# [Supplied material]
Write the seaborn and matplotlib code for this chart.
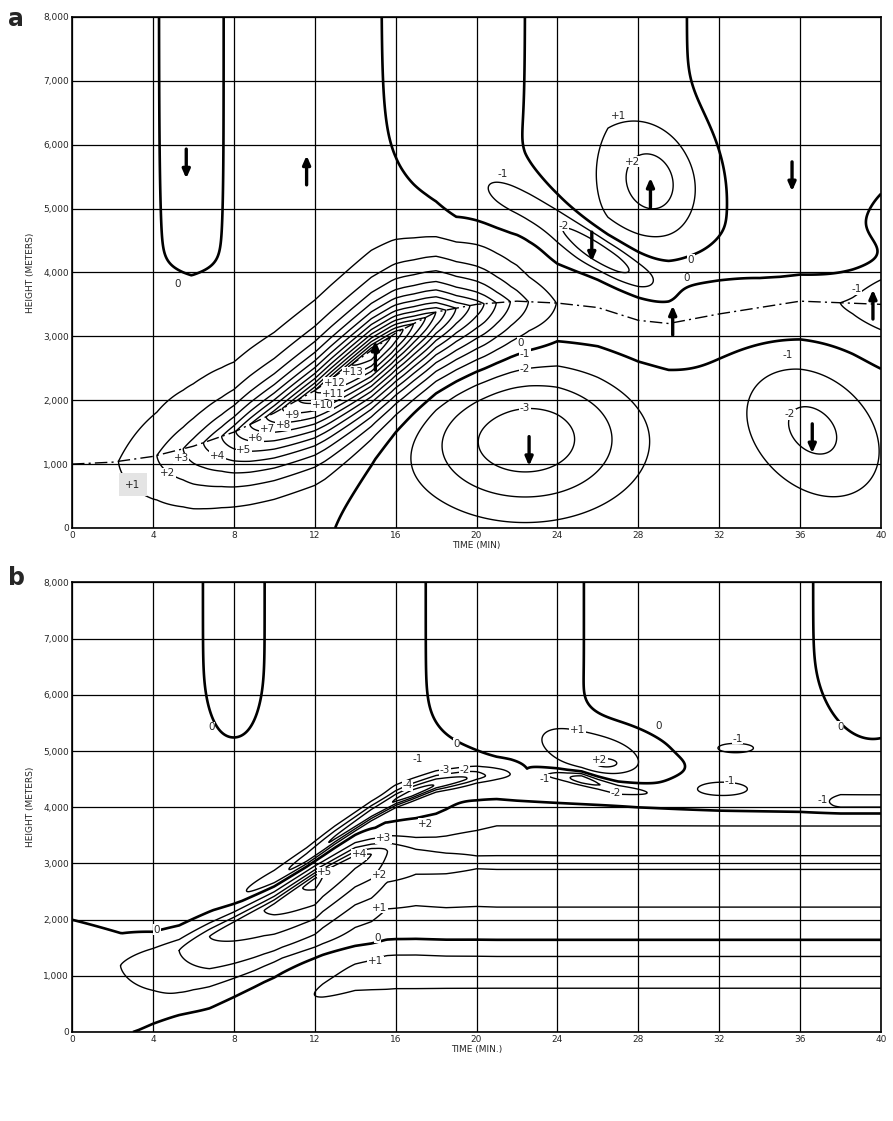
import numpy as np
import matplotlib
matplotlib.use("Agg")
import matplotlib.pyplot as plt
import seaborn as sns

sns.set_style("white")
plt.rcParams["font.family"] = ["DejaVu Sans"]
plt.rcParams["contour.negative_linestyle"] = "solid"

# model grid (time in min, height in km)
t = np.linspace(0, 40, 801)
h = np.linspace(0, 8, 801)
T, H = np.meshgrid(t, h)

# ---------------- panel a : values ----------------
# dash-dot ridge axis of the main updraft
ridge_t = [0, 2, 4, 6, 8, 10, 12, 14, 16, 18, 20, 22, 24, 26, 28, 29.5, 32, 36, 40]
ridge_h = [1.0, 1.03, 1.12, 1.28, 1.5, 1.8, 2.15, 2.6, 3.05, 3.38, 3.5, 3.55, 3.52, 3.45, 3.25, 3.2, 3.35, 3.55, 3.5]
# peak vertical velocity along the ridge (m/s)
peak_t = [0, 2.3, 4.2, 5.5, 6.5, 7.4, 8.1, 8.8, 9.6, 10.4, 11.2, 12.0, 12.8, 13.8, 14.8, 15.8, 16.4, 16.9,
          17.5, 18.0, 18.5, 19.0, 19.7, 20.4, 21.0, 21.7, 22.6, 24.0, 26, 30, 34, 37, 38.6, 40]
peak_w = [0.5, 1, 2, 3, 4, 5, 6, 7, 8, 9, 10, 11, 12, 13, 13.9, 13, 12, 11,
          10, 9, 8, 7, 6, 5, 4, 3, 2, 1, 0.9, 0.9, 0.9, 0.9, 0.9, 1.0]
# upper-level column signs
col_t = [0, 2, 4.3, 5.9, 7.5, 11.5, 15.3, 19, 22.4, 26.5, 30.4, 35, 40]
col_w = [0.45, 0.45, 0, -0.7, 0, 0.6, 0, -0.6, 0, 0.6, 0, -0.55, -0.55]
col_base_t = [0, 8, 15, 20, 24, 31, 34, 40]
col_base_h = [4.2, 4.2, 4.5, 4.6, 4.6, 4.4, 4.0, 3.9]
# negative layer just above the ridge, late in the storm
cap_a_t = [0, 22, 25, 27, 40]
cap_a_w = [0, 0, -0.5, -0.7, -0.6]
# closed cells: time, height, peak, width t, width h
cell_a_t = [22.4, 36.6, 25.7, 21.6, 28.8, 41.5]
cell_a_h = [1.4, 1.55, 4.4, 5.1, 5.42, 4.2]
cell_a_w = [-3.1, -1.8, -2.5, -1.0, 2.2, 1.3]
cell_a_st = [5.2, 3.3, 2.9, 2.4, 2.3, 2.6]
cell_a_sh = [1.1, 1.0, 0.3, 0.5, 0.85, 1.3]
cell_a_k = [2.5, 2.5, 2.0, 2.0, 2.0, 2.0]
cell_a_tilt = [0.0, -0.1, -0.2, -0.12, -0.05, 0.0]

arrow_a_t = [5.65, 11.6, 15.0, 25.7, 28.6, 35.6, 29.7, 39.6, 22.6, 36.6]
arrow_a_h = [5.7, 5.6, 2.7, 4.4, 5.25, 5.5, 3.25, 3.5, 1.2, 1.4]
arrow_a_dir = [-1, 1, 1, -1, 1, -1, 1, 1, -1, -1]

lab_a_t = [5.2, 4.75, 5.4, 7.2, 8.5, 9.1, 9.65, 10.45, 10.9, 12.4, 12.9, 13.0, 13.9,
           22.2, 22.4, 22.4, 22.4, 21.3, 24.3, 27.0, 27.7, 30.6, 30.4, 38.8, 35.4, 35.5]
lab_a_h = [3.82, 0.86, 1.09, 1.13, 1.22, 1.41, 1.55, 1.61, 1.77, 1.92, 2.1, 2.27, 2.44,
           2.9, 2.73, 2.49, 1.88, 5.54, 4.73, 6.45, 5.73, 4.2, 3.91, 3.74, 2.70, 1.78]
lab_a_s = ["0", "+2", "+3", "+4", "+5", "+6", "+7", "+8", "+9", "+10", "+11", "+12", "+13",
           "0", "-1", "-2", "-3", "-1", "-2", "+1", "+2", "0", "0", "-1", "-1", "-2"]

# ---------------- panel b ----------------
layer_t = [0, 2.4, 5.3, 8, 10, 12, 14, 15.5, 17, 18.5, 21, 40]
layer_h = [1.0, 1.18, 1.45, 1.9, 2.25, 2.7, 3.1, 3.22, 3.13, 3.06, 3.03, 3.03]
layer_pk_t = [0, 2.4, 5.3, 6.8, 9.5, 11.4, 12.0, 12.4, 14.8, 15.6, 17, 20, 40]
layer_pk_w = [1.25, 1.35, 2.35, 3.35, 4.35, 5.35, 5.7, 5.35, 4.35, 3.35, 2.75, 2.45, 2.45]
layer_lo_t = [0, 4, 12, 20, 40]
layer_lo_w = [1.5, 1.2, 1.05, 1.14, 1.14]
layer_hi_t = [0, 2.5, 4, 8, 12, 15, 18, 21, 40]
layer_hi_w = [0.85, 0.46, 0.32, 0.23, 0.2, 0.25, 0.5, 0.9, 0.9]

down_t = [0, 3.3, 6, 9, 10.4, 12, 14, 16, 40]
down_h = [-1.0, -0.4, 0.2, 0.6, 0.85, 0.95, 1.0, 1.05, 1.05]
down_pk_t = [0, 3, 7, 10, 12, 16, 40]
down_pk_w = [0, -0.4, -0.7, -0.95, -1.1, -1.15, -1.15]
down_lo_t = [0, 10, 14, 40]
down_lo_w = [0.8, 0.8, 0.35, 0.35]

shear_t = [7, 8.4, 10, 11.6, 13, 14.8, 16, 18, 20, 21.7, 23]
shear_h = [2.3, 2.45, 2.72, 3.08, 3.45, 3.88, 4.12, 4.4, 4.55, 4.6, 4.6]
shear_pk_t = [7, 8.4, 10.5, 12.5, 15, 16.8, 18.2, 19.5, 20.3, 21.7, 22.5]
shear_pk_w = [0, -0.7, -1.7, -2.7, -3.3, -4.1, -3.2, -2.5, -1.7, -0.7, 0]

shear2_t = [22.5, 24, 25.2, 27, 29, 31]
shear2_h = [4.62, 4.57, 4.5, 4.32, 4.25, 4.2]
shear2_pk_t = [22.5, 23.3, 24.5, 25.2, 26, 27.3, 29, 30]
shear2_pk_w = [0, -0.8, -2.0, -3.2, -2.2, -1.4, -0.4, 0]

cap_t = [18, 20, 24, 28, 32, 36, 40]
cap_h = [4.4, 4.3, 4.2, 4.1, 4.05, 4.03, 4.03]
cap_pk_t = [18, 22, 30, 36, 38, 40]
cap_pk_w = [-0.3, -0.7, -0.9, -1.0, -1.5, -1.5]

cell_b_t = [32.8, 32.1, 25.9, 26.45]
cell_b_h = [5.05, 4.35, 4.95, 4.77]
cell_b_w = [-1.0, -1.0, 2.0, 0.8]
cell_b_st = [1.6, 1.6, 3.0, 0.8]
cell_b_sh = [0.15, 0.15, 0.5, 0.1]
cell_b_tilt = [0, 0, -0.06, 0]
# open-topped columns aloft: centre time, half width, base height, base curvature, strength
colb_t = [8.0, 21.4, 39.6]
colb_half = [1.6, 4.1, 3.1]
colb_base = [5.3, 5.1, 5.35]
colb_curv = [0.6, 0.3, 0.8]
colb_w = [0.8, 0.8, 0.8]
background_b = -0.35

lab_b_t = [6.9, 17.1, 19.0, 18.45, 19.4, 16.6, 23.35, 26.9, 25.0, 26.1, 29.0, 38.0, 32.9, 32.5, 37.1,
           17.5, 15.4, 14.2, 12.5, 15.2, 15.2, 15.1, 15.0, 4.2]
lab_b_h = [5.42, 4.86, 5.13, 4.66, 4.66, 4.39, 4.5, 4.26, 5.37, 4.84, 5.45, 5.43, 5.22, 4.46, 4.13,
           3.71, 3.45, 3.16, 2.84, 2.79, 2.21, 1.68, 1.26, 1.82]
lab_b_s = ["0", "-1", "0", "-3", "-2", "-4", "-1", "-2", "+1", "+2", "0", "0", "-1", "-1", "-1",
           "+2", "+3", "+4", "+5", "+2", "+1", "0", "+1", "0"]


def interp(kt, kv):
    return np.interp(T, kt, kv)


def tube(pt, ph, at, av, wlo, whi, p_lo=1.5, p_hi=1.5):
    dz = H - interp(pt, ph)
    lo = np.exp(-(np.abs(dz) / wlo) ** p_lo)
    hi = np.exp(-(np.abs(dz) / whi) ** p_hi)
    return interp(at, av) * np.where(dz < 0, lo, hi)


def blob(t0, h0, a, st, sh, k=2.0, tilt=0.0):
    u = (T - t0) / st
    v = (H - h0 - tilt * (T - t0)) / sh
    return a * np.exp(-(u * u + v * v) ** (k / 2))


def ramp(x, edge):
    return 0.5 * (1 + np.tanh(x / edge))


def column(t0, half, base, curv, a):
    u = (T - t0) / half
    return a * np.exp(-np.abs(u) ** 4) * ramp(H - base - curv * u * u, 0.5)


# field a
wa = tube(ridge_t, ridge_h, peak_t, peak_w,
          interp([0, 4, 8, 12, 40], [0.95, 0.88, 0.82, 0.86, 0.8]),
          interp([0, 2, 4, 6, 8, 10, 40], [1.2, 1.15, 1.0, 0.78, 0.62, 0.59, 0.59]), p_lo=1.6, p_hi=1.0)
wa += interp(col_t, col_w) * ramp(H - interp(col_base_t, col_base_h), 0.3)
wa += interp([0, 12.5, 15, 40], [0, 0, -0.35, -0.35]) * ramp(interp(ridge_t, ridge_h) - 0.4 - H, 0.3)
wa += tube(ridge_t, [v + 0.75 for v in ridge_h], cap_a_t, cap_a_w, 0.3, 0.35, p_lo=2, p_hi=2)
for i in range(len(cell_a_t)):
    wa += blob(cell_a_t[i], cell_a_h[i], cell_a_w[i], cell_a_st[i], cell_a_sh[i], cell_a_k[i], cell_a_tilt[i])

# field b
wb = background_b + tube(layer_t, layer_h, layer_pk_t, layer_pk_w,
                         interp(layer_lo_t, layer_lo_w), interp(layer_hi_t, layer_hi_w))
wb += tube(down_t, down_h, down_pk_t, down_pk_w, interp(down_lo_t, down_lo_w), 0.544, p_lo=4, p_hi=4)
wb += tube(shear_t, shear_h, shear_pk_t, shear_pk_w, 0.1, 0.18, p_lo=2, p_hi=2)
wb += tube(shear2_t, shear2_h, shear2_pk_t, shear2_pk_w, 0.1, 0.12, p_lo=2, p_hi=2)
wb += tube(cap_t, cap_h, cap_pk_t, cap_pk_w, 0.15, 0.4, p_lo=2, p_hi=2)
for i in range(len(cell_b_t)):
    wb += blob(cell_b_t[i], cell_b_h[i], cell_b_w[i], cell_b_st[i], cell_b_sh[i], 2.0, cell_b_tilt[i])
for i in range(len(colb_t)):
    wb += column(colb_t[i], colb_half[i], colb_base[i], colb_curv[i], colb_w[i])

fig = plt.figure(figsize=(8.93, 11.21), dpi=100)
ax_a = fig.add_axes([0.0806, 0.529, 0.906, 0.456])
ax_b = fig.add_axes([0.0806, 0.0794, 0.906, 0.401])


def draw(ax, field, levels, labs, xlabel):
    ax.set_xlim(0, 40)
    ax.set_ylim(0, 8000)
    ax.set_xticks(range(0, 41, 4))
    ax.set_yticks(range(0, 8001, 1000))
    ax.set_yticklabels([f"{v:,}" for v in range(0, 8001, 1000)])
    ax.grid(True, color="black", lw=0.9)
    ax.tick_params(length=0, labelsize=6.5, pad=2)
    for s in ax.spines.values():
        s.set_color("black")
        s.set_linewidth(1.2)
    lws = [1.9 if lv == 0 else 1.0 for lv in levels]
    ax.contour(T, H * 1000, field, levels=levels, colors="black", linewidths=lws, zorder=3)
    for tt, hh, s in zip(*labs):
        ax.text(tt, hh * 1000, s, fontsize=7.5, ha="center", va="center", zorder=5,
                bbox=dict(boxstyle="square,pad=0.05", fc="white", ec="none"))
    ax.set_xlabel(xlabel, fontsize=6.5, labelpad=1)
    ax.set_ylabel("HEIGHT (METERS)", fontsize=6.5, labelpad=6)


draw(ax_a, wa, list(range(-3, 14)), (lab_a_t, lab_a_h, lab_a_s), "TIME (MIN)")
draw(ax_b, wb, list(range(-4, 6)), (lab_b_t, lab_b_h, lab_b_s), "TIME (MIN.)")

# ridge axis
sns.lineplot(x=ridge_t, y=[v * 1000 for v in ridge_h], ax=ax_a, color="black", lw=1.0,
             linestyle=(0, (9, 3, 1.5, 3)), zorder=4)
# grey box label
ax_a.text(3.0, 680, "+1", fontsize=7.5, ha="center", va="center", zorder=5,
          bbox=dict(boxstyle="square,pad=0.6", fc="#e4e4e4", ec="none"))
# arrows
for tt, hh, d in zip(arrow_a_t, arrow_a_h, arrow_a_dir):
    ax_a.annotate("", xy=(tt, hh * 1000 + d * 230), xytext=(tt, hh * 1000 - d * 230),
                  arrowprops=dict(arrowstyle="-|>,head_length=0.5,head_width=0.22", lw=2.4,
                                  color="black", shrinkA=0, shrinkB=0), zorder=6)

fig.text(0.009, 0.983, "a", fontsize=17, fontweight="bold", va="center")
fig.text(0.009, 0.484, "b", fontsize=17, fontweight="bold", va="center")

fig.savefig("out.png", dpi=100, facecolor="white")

# [Short exercise]
Leave the pictures out and reproduce exactly the lines from the top of the listing above through the line with "T, H = np.meshgrid(t, h)".

# [Complete response]
Write the seaborn and matplotlib code for this chart.
import numpy as np
import matplotlib
matplotlib.use("Agg")
import matplotlib.pyplot as plt
import seaborn as sns

sns.set_style("white")
plt.rcParams["font.family"] = ["DejaVu Sans"]
plt.rcParams["contour.negative_linestyle"] = "solid"

# model grid (time in min, height in km)
t = np.linspace(0, 40, 801)
h = np.linspace(0, 8, 801)
T, H = np.meshgrid(t, h)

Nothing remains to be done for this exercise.